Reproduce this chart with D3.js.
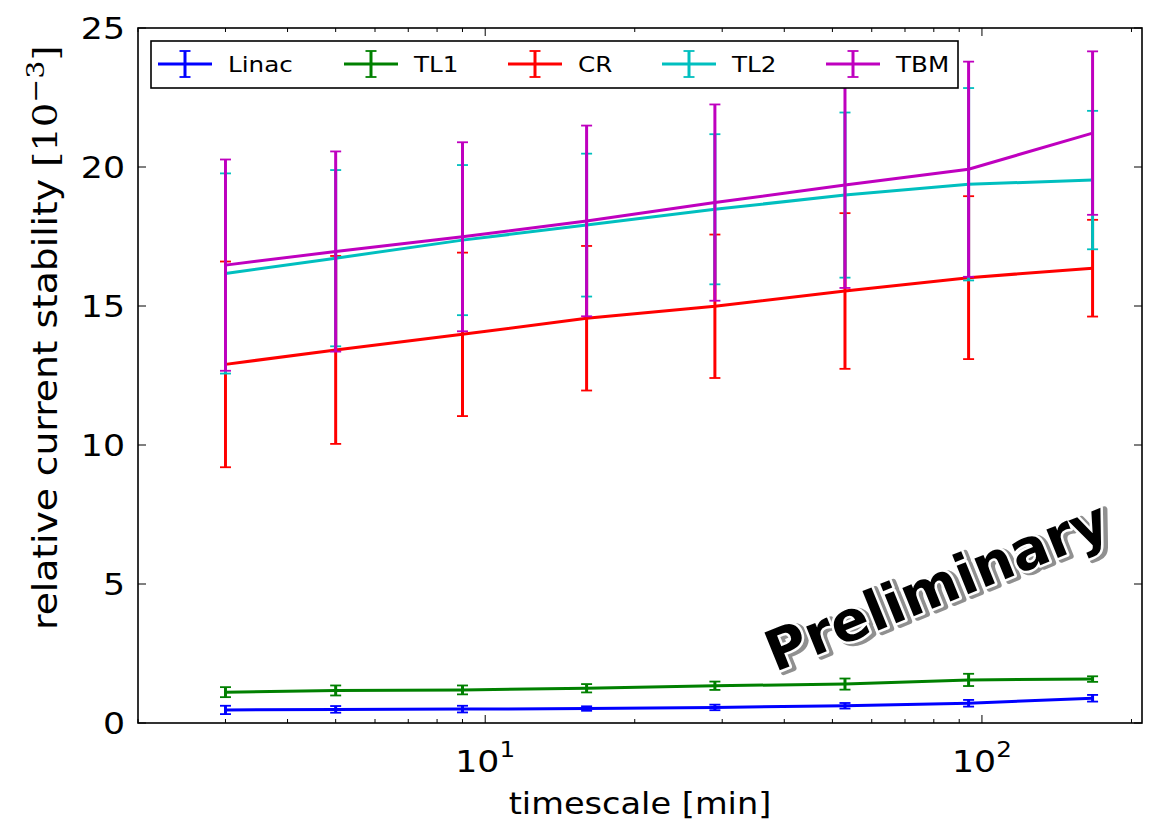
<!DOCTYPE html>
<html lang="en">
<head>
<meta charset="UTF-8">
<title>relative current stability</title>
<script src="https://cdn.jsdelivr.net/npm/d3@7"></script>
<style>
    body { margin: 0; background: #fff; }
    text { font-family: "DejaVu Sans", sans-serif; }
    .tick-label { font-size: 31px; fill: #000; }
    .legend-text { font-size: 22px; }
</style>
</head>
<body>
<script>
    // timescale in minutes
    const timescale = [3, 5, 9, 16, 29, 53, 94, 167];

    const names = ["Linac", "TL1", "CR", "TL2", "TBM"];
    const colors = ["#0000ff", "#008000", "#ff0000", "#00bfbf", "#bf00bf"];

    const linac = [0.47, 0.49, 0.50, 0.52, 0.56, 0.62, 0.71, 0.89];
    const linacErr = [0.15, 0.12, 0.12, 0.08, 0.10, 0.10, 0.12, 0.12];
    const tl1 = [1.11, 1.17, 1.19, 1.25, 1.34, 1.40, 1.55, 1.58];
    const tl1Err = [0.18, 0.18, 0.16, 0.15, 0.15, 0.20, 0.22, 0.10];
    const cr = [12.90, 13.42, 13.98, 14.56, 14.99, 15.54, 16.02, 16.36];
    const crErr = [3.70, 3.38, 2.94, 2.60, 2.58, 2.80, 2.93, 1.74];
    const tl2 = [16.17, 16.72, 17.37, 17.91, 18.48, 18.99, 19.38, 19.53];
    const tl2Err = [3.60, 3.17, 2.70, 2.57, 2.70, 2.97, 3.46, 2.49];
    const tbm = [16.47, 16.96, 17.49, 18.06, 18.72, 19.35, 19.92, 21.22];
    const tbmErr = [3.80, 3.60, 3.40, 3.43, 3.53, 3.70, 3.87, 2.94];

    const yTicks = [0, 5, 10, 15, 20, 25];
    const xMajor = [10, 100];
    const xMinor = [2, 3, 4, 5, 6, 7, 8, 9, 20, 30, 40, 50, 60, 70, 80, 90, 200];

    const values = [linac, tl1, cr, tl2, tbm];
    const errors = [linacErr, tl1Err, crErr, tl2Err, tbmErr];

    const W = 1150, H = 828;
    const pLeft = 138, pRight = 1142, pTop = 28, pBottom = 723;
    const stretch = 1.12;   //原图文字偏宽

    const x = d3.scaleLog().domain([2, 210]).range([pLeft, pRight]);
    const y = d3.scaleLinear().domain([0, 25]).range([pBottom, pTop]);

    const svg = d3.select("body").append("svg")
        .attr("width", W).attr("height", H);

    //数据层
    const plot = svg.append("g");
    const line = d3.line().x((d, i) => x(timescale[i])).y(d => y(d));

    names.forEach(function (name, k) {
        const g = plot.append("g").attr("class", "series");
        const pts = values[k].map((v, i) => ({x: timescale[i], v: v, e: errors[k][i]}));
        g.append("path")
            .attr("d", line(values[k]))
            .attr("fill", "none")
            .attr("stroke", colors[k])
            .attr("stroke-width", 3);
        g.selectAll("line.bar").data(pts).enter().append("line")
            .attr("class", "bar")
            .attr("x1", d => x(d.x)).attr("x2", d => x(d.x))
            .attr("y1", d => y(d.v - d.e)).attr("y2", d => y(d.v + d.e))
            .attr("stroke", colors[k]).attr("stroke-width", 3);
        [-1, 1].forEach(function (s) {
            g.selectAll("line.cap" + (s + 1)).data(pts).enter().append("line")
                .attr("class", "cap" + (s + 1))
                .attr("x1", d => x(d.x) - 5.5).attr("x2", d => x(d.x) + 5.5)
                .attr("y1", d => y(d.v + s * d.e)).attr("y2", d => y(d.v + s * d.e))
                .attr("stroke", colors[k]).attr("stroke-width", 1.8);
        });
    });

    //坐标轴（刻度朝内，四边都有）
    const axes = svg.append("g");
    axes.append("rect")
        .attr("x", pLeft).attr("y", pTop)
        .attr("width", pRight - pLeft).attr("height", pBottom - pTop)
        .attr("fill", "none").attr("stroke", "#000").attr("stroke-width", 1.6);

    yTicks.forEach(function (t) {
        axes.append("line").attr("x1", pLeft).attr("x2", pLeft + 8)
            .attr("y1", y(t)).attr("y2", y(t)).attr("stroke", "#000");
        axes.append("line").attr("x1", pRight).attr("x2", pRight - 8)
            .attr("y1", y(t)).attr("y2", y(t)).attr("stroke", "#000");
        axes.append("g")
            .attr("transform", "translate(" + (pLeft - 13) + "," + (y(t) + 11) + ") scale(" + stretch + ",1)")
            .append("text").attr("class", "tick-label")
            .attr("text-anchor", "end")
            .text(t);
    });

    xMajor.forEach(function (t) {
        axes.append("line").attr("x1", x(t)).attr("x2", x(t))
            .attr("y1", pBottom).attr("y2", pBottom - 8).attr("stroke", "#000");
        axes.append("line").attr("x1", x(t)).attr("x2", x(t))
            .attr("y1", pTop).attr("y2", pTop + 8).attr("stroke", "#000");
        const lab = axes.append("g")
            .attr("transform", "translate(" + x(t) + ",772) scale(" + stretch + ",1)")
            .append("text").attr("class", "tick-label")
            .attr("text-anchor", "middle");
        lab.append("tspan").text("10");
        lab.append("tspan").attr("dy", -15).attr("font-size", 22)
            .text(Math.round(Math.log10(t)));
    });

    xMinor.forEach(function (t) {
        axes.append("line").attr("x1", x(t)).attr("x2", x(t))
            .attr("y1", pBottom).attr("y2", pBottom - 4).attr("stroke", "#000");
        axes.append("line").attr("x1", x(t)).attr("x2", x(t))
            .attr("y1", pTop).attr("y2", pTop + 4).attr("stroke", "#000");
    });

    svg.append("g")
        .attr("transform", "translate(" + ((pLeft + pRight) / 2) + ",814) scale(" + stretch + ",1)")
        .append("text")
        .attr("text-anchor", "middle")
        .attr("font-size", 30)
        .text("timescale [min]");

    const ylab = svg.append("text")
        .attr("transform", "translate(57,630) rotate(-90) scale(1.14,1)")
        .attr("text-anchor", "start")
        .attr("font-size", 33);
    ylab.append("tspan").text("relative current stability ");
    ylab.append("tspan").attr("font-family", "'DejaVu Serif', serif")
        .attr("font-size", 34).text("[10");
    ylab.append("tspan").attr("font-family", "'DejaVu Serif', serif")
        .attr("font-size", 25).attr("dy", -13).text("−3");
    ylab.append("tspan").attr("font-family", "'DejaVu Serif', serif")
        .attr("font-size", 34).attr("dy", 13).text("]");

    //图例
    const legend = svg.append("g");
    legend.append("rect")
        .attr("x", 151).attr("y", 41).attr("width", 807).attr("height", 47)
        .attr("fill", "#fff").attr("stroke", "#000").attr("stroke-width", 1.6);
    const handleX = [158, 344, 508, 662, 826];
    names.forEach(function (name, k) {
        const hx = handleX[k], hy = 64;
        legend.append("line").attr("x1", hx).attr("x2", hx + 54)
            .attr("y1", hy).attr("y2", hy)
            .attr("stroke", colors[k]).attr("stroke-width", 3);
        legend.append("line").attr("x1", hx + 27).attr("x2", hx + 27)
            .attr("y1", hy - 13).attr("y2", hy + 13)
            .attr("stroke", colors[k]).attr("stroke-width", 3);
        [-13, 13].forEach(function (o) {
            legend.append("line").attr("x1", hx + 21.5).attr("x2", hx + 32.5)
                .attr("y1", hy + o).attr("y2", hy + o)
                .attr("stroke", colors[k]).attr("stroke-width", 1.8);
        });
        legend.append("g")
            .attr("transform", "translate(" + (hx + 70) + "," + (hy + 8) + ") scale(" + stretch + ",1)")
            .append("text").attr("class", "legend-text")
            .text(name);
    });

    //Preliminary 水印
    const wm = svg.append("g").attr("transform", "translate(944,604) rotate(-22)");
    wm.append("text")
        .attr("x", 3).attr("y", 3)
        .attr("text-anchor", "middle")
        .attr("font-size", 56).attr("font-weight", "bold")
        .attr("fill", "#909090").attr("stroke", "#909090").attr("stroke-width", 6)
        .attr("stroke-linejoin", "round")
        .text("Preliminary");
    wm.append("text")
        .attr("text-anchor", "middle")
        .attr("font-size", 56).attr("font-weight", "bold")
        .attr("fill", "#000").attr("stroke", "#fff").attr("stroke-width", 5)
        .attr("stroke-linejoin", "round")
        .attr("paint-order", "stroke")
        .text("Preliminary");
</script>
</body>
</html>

**The exercise**
From the first line of the listing above, repeat every line through the one holding "const timescale = [3, 5, 9, 16, 29, 53, 94, 167];". Both ends count, and pictures stay out.

**Solution to this problem**
Reproduce this chart with D3.js.
<!DOCTYPE html>
<html lang="en">
<head>
<meta charset="UTF-8">
<title>relative current stability</title>
<script src="https://cdn.jsdelivr.net/npm/d3@7"></script>
<style>
    body { margin: 0; background: #fff; }
    text { font-family: "DejaVu Sans", sans-serif; }
    .tick-label { font-size: 31px; fill: #000; }
    .legend-text { font-size: 22px; }
</style>
</head>
<body>
<script>
    // timescale in minutes
    const timescale = [3, 5, 9, 16, 29, 53, 94, 167];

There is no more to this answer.